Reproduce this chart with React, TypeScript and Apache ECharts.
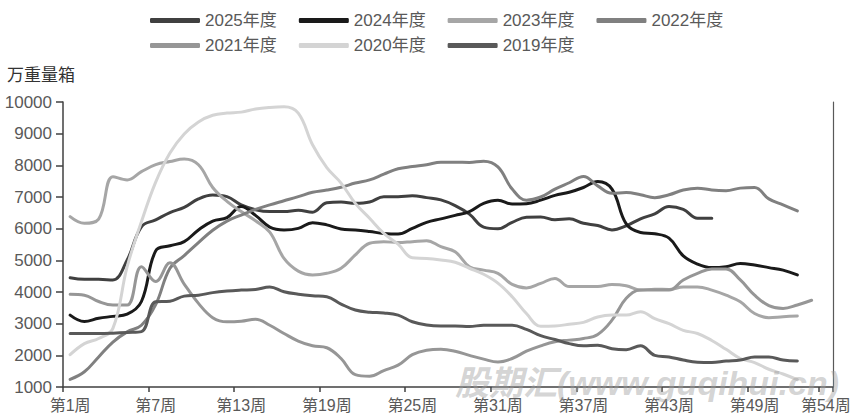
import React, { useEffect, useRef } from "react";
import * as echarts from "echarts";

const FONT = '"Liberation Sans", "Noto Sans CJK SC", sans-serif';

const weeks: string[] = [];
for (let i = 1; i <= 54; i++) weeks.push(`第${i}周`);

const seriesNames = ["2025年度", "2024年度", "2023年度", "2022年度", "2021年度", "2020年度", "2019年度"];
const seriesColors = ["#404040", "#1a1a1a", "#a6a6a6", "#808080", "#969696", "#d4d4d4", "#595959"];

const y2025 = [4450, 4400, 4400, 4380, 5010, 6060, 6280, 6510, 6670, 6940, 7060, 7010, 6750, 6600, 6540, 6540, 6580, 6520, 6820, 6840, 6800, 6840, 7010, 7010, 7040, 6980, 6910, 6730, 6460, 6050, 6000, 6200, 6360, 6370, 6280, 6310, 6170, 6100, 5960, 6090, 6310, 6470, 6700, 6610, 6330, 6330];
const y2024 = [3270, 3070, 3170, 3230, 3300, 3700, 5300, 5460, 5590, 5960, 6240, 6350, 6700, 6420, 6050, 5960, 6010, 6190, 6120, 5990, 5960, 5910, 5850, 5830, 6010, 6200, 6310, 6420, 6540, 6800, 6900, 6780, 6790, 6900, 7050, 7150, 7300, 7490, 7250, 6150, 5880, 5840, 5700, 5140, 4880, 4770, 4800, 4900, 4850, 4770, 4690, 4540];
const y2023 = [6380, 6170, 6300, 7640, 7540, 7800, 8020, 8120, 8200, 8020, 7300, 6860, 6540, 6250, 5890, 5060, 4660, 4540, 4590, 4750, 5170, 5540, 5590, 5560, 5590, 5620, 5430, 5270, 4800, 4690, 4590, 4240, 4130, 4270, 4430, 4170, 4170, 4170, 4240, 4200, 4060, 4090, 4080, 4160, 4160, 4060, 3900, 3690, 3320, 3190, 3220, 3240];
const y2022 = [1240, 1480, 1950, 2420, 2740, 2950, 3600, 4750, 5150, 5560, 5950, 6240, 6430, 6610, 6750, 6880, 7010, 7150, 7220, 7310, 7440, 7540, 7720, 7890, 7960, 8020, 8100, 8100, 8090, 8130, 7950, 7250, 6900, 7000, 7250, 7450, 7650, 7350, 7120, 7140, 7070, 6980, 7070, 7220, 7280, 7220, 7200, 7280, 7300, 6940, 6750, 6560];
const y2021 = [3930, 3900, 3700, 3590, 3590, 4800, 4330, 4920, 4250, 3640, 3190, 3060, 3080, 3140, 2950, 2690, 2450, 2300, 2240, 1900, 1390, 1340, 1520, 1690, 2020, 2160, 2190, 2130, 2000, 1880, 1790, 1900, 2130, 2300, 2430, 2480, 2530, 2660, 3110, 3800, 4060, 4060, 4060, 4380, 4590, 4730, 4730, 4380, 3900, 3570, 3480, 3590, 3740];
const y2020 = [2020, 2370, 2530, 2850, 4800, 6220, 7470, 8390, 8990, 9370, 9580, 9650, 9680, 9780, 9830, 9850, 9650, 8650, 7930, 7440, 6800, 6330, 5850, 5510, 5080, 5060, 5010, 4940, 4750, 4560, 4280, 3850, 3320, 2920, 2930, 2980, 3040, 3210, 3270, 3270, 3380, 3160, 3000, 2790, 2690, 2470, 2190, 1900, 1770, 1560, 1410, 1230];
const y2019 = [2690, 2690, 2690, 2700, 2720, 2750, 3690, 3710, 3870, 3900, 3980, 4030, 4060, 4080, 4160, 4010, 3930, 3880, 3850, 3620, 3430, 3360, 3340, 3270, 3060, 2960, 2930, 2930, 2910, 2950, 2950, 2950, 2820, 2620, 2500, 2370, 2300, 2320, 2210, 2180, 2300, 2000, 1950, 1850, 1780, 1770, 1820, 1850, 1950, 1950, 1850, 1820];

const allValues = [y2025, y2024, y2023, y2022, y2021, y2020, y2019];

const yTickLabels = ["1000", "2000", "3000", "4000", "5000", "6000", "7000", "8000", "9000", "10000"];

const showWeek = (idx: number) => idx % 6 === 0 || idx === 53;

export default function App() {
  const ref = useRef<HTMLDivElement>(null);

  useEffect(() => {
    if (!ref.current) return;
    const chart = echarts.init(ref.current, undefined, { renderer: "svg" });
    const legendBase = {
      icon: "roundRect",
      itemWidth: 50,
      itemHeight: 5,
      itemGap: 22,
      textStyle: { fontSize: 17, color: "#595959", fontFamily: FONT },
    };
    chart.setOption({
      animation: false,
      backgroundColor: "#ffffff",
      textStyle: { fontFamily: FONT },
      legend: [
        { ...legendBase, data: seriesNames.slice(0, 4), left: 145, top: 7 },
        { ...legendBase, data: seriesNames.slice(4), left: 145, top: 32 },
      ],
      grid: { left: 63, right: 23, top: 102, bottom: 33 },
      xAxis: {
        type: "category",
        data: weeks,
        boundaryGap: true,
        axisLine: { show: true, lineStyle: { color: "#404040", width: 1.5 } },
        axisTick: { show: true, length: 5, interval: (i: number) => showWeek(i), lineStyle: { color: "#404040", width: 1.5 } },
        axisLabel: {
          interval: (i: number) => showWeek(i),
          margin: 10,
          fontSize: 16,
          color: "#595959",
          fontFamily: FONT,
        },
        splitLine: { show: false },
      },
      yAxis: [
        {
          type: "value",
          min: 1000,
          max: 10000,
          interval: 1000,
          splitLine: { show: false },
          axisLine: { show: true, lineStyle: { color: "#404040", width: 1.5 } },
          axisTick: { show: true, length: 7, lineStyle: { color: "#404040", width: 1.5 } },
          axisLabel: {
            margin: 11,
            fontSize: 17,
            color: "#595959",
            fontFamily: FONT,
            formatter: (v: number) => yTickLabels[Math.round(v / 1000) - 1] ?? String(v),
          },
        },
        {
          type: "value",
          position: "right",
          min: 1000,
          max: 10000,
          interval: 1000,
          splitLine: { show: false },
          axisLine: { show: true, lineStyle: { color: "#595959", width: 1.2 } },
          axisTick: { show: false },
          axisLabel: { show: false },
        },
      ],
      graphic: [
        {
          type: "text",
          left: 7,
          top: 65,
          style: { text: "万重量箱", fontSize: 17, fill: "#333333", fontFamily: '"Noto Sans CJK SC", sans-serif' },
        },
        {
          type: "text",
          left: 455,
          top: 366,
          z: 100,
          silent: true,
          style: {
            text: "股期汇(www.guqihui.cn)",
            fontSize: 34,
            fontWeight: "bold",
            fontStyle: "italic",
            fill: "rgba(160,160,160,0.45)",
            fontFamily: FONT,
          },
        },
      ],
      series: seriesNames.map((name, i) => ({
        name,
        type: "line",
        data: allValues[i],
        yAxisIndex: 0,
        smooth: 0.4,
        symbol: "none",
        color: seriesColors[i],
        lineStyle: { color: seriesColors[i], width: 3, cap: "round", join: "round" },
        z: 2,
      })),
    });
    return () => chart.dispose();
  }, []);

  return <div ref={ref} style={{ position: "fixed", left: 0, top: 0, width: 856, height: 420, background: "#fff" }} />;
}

.....

Stated task –
Write down only the number of lines that contain the string "React" in the listing.

Exercise answer –
2